Add to that I found myself over-analysing my writing. Rather than just writing and letting the story unfold I became too focused on plotting and making the story ‘perfect’. Even though I know rationally and intellectually that there’s no such thing as the perfect story, even though I know that what one person likes another person will see as rubbish, and even though I know I’m not trying to be a literary genius, I kept doing it! I got caught up in the ‘I need to do this’ and ‘I need to do it this way’ rollercoaster.
A few days ago I watched an Instagram live from author Marian Keyes* and she reminded me of something; I need to just write. I need to make my books the best I can without having them be perfect. Yes, so much easier said than done (as I proved in 2020), but being reminded of this lifted an invisible yet cumbersome weight off my shoulder.
*I recommend every aspiring author (even published authors) watch this. I love how she is so down to earth, even admits how little she knows about plotting and act structures!
This is a hard one to reset. My current approach – flailing between trad and indie – isn’t working. But, I don’t know if I’m ready to settle for focusing on one or the other. I wish I could do the submit to publishers/agents and if no luck publish myself approach, but all it does is make me doubt the quality of my book. And heading into indie publishing with extra self-doubt isn’t a helpful mindset.
I just don’t know which way to go with this, but I do know it’s a decision I need to make asap.
In one way, deciding to focus solely on querying would take a load of pressure off. It would allow me to focus solely on the writing. I wouldn’t have to worry about all the associated writing and business things that go along with self-publishing (and that list is huge!). I would be able to write, rewrite, work the manuscript until submission, and then move on to the next one. Hopefully, getting better with each and every one. And maybe one day (if I’m lucky, if the stars align, if the right person reads it, if all ducks are in a row) I might be offered a deal. (And, yes, I know that in itself comes with added pressure and a whole new ball game!)
On the other hand, focusing on continuing to indie publish would mean actively moving forward with my next release and putting it out there which will be exciting and nerve-wracking all at once. I also feel like if I don’t continue to indie publish I will disappoint readers who are looking forward to my next book.
As you can see, I’m still confused on how to recalibrate this one! But, I need to make a decision one way or another. And it doesn’t mean it’s a decision I’m locked into forever. I might choose to follow path A for a year or two, then try path B, then maybe give path C another try. I just know, now, this year, I need to decide on one path.

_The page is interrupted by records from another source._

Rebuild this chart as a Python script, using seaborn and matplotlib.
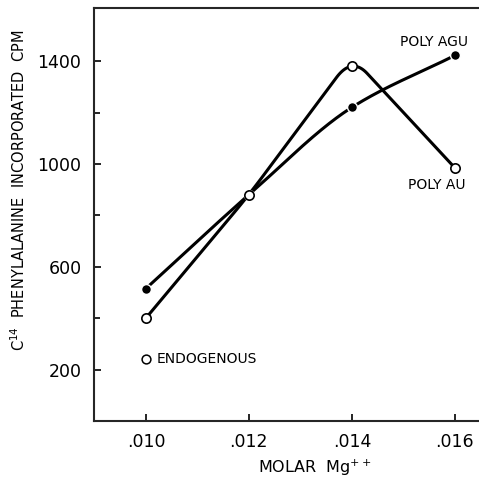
import numpy as np
import pandas as pd
import matplotlib
matplotlib.use("Agg")
import matplotlib.pyplot as plt
import seaborn as sns

# data
molar = [0.010, 0.012, 0.014, 0.016]
poly_agu = [515, 880, 1220, 1422]
poly_au = [400, 880, 1380, 985]
endo_x = [0.010]
endo_y = [240]
x_ticks = [0.010, 0.012, 0.014, 0.016]
x_ticklabels = ['.010', '.012', '.014', '.016']
y_ticks = [200, 600, 1000, 1400]


def pchip(x, y, n=200):
    # monotone cubic curve through the points (only for drawing the smooth line)
    x = np.asarray(x, float)
    y = np.asarray(y, float)
    h = np.diff(x)
    d = np.diff(y) / h
    m = np.zeros_like(y)
    for k in range(1, len(x) - 1):
        if d[k - 1] * d[k] > 0:
            w1 = 2 * h[k] + h[k - 1]
            w2 = h[k] + 2 * h[k - 1]
            m[k] = (w1 + w2) / (w1 / d[k - 1] + w2 / d[k])
    m[0] = d[0]
    m[-1] = d[-1]
    xs, ys = [], []
    for k in range(len(x) - 1):
        t = np.linspace(0, 1, n)
        h00 = 2 * t**3 - 3 * t**2 + 1
        h10 = t**3 - 2 * t**2 + t
        h01 = -2 * t**3 + 3 * t**2
        h11 = t**3 - t**2
        xs.append(x[k] + t * h[k])
        ys.append(h00 * y[k] + h10 * h[k] * m[k] + h01 * y[k + 1] + h11 * h[k] * m[k + 1])
    return np.concatenate(xs), np.concatenate(ys)


def rounded(x, y, f=0.15, n=60):
    # straight segments with rounded corners; each rounded corner passes through its point
    p = np.column_stack([x, y]).astype(float)
    corners = [p[0]]
    for k in range(1, len(p) - 1):
        corners.append((p[k] - 0.25 * f * (p[k - 1] + p[k + 1])) / (1 - 0.5 * f))
    corners.append(p[-1])
    out = [p[0]]
    t = np.linspace(0, 1, n)[:, None]
    for k in range(1, len(corners) - 1):
        c = corners[k]
        a = c + f * (corners[k - 1] - c)
        b = c + f * (corners[k + 1] - c)
        out.extend((1 - t)**2 * a + 2 * t * (1 - t) * c + t**2 * b)
    out.append(p[-1])
    out = np.array(out)
    return out[:, 0], out[:, 1]


sns.set_style('ticks')
plt.rcParams['font.family'] = ['DejaVu Sans']
plt.rcParams['text.color'] = 'black'
plt.rcParams['xtick.color'] = 'black'
plt.rcParams['ytick.color'] = 'black'
plt.rcParams['axes.labelcolor'] = 'black'

fig = plt.figure(figsize=(4.79, 4.80), dpi=100)
ax = fig.add_axes([0.196, 0.123, 0.804, 0.860])

cx, cy = pchip(molar, poly_agu)
sns.lineplot(x=cx, y=cy, ax=ax, color='black', linewidth=2.2, sort=False)
cx, cy = rounded(molar, poly_au)
sns.lineplot(x=cx, y=cy, ax=ax, color='black', linewidth=2.2, sort=False)

sns.scatterplot(x=molar, y=poly_agu, ax=ax, s=50, color='black', edgecolor='white', linewidth=1.0, zorder=5)
sns.scatterplot(x=molar, y=poly_au, ax=ax, s=45, color='white', edgecolor='black', linewidth=1.2, zorder=5)
sns.scatterplot(x=endo_x, y=endo_y, ax=ax, s=40, color='white', edgecolor='black', linewidth=1.1, zorder=5)

ax.text(0.01559, 1474, 'POLY AGU', fontsize=10, ha='center', va='center')
ax.text(0.01565, 918, 'POLY AU', fontsize=10, ha='center', va='center')
ax.text(0.01021, 240, 'ENDOGENOUS', fontsize=10, ha='left', va='center')

ax.set_xlim(0.00899, 0.01647)
ax.set_ylim(0, 1606)
ax.set_xticks(x_ticks)
ax.set_xticklabels(x_ticklabels)
ax.set_yticks(y_ticks)
ax.set_yticks([400, 800, 1200], minor=True)
ax.tick_params(axis='both', which='both', direction='in', labelsize=12.5, width=1.2, length=5, pad=9)
ax.tick_params(axis='y', which='minor', length=4)

ax.spines['right'].set_visible(False)
for s in ['left', 'bottom', 'top']:
    ax.spines[s].set_linewidth(1.5)

ax.set_xlabel('MOLAR  Mg$^{++}$', fontsize=11.5)
ax.set_ylabel('C$^{14}$  PHENYLALANINE  INCORPORATED  CPM', fontsize=10.5)
ax.xaxis.set_label_coords(0.574, -0.09)
ax.yaxis.set_label_coords(-0.171, 0.559)

fig.savefig('out.png', dpi=100)
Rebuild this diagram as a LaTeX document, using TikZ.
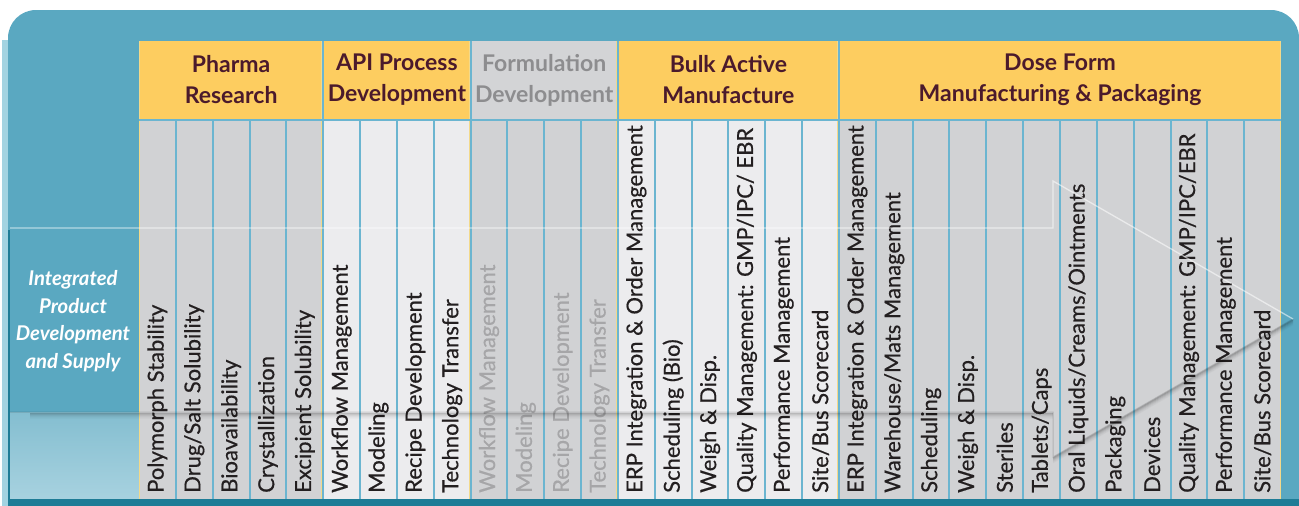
\documentclass[tikz,border=0pt]{standalone}
\usepackage{fontspec}
\setmainfont{Lato}
\newfontfamily\colfont[FakeBold=0.5]{Lato}
\definecolor{bgblue}{HTML}{5AA8C1}
\definecolor{darkteal}{HTML}{1E7C96}
\definecolor{lightstrip}{HTML}{A3D3E1}
\definecolor{hdryellow}{HTML}{FDCD60}
\definecolor{hdrtext}{HTML}{4B1A2C}
\definecolor{colgray}{HTML}{D1D2D4}
\definecolor{collight}{HTML}{ECECEE}
\definecolor{divblue}{HTML}{6BB5D0}
\definecolor{gridyellow}{HTML}{F3D98A}
\definecolor{formhdr}{HTML}{D3D4D6}
\definecolor{formhtext}{HTML}{8D8D8F}
\definecolor{formtext}{HTML}{A6A6A8}
\definecolor{coltext}{HTML}{231F20}
\definecolor{lowtop}{HTML}{7FBBCE}
\definecolor{lowbot}{HTML}{B9DCE7}
\definecolor{shadowc}{HTML}{4F8699}
\pgfdeclareverticalshading{lowleft}{100bp}{color(0bp)=(lowbot); color(82bp)=(lowtop); color(96bp)=(shadowc); color(100bp)=(shadowc)}
\begin{document}
\begin{tikzpicture}[x=1pt,y=-1pt,
  hdrlabel/.style={align=center, text=hdrtext, font=\fontsize{23}{31}\selectfont\bfseries, inner sep=0pt},
  collabel/.style={rotate=90, anchor=west, inner sep=0pt, font=\colfont\fontsize{22}{24}\selectfont},
  divline/.style={divblue, line width=2pt},
  grpline/.style={gridyellow, line width=1pt}]
\useasboundingbox (0,0) rectangle (1299,506);
% background panel
\fill[lightstrip] (2,40) rectangle (10,506);
\fill[bgblue] (8,506) -- (8,38) arc[start angle=180, end angle=270, radius=28] -- (1271,10) arc[start angle=270, end angle=360, radius=28] -- (1299,506) -- cycle;
\shade[shading=lowleft] (10,412) rectangle (139,499);
\fill[darkteal] (8,499) rectangle (1299,506);
\draw[darkteal, line width=2pt] (9,230) -- (9,506);
% column group fills
\fill[colgray]  (139,120) rectangle (323.2,499);
\fill[collight] (323.2,120) rectangle (470.56,499);
\fill[colgray]  (470.56,120) rectangle (617.92,499);
\fill[collight] (617.92,120) rectangle (838.96,499);
\fill[colgray]  (838.96,120) rectangle (1281.04,499);
% headers
\fill[hdryellow] (139,41) rectangle (1281.04,120);
\fill[formhdr] (470.56,41) rectangle (617.92,120);
% column dividers
\foreach \k in {1,...,30}{
  \draw[divline] ({139+36.84*\k},120) -- ({139+36.84*\k},499);
}
\foreach \gx in {323.2,470.56,617.92,838.96}{
  \draw[divline] (\gx,41) -- (\gx,120);
  \draw[grpline] (\gx-1.5,41) -- (\gx-1.5,499);
}
\draw[grpline] (139.5,41) -- (139.5,499);
\draw[grpline] (1280.5,41) -- (1280.5,499);
\draw[divline] (139,120) -- (1281.04,120);
% header labels
\node[hdrlabel] (h1) at (231.1,80) {Pharma\\Research};
\node[hdrlabel] (h2) at (396.9,80) {API Process\\Development};
\node[hdrlabel, text=formhtext] (h3) at (544.2,80) {Formulation\\Development};
\node[hdrlabel] (h4) at (728.4,80) {Bulk Active\\Manufacture};
\node[hdrlabel] (h5) at (1060,80) {Dose Form\\Manufacturing \& Packaging};
% column labels
\foreach \t [count=\i from 0] in {
  {Polymorph Stability},{Drug/Salt Solubility},{Bioavailability},{Crystallization},{Excipient Solubility},
  {Workflow Management},{Modeling},{Recipe Development},{Technology Transfer},
  {Workflow Management},{Modeling},{Recipe Development},{Technology Transfer},
  {ERP Integration \& Order Management},{Scheduling (Bio)},{Weigh \& Disp.},{Quality Management: GMP/IPC/ EBR},{Performance Management},{Site/Bus Scorecard},
  {ERP Integration \& Order Management},{Warehouse/Mats Management},{Scheduling},{Weigh \& Disp.},{Steriles},{Tablets/Caps},{Oral Liquids/Creams/Ointments},{Packaging},{Devices},{Quality Management: GMP/IPC/EBR},{Performance Management},{Site/Bus Scorecard}}{
  \pgfmathsetmacro{\cx}{157.42+36.84*\i}
  \ifnum\i>8 \ifnum\i<13 \def\tc{formtext}\else\def\tc{coltext}\fi\else\def\tc{coltext}\fi
  \node[collabel, text=\tc] (c\i) at (\cx,493) {\t};
}
% side label
\node[align=center, text=white, inner sep=0pt, font=\fontsize{20.3}{27.5}\selectfont\bfseries\itshape] (side) at (73,321) {Integrated\\Product\\Development\\and Supply};
% arrow overlay
\foreach \s/\o in {1/0.22,2/0.16,3/0.11,4/0.07,5/0.04,6/0.02}{
  \draw[black, opacity=\o, line width=1pt] (30,{412+\s}) -- (1053,{412+\s});
  \draw[black, opacity=\o, line width=1pt] (1053,{457+\s}) -- (1293,{319+\s});
}
\draw[black, opacity=0.15, line width=1pt] (1293,319) -- (1053,457) -- (1053,412) -- (10,412);
\draw[white, opacity=0.55, line width=1.3pt] (10,228) -- (1053,228) -- (1053,181) -- (1293,319);
\end{tikzpicture}
\end{document}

Seems like a rather broad subject ‘me’, but I feel like I need to recalibrate myself. It’s a hard thing to admit when you feel like something is missing. Especially when you have so many good things in your life. I have a good marriage, a loving family, a small but important friendship group (and don’t you find out who your true friends are in the face of grief!), a good financial position, a roof over our heads, a nice car to drive, and I’m fit and healthy. I thought writing was the thing to fix this ‘hole’ I’ve experienced since becoming a mother – another hard thing to admit – and, for the most part, it has. But, I still feel I need something more. A sense of self. Whatever that means.
Another tough one. I’m not giving myself many answers here, am I?! But I think I need to do something outside of writing, and outside of my family. Is that in the form of a part-time job? Volunteering? Personal development? I not yet sure. But, I know I need to sort it out. To recalibrate and remember who I am.
Remember who I am.
It’s a weird statement isn’t it? Why have I forgotten? I’m not sure.
I think I just need to be me.
And who is that?
Me. Jodi. I love baking. I love books; reading them, writing them, talking about them. I love my pets, and my family. I’m a bit quirky. I have odd habits. I talk to myself. I answer myself. I set myself weird meaningless challenges like ‘make it from the bedroom to the kitchen in only eight steps’. I love dancing around the house and singing at the top of my lungs when no-one is home. I love being by myself. I can be hard to get to know – I’m guarded. But, if I let you in, I’ll be as loyal as the day is long. I don’t like asking for help, even though sometimes I need it. I want to feel accepted even though I’ll tell you I don’t care. I’m an introvert but still want to be asked to things. I want friends who will always ask me to do things and will understand if I say no four times and yes once and still accept me as one of them. I’m sensitive and deeply nostalgic, but not necessarily sentimental. I don’t say much sometimes, but when I do, it will be important. I can be quick-witted and have a dry sense of humour, yet sometimes I am lost for words because I won’t know how to best say the thing I want to say. Hours later it will come to me and I’ll smile and think ‘I wish I’d’ve said that‘. I both like and dislike confrontation, but only take it on when the stakes are worth it. I like order. I like being prepared. I like a clean house and everything in its place, but I’m not overly obsessive about it. I despise clutter, gadgets, and trinkets and at times have an overwhelming desire to sell all my possessions and move into a tiny house. I love walking, especially first thing in the morning. I love pushing myself with pilates. I love to eat right and wrong. I have a sweet tooth and wish breakfast could be the main meal of the day. Quiz shows and games bring out my competitive spirit and 80s pop-culture is my jam. Music is as important to me as books and can often determine my mood. I also like words. Writing them, reading them, and going way overboard at times like this very one right now! So, I’ll stop.
Sorry, I may have gone a little OTT with all that, but I needed to get it all out. I need to remember who I am and everything in my life needs to reflect that. Including how I progress as a writer and author.
So, where to from here?
Some deep thinking and decisions.
Writing this post may have totally bored you dear reader, and if you’ve made it this far I’m awfully proud of you! But, it’s something I needed to write. Something I needed to put out there publicly. Now the real recalibration can start. Wish me luck. (And, yes, I’ll let you know what happens.) Thanks for sticking with me.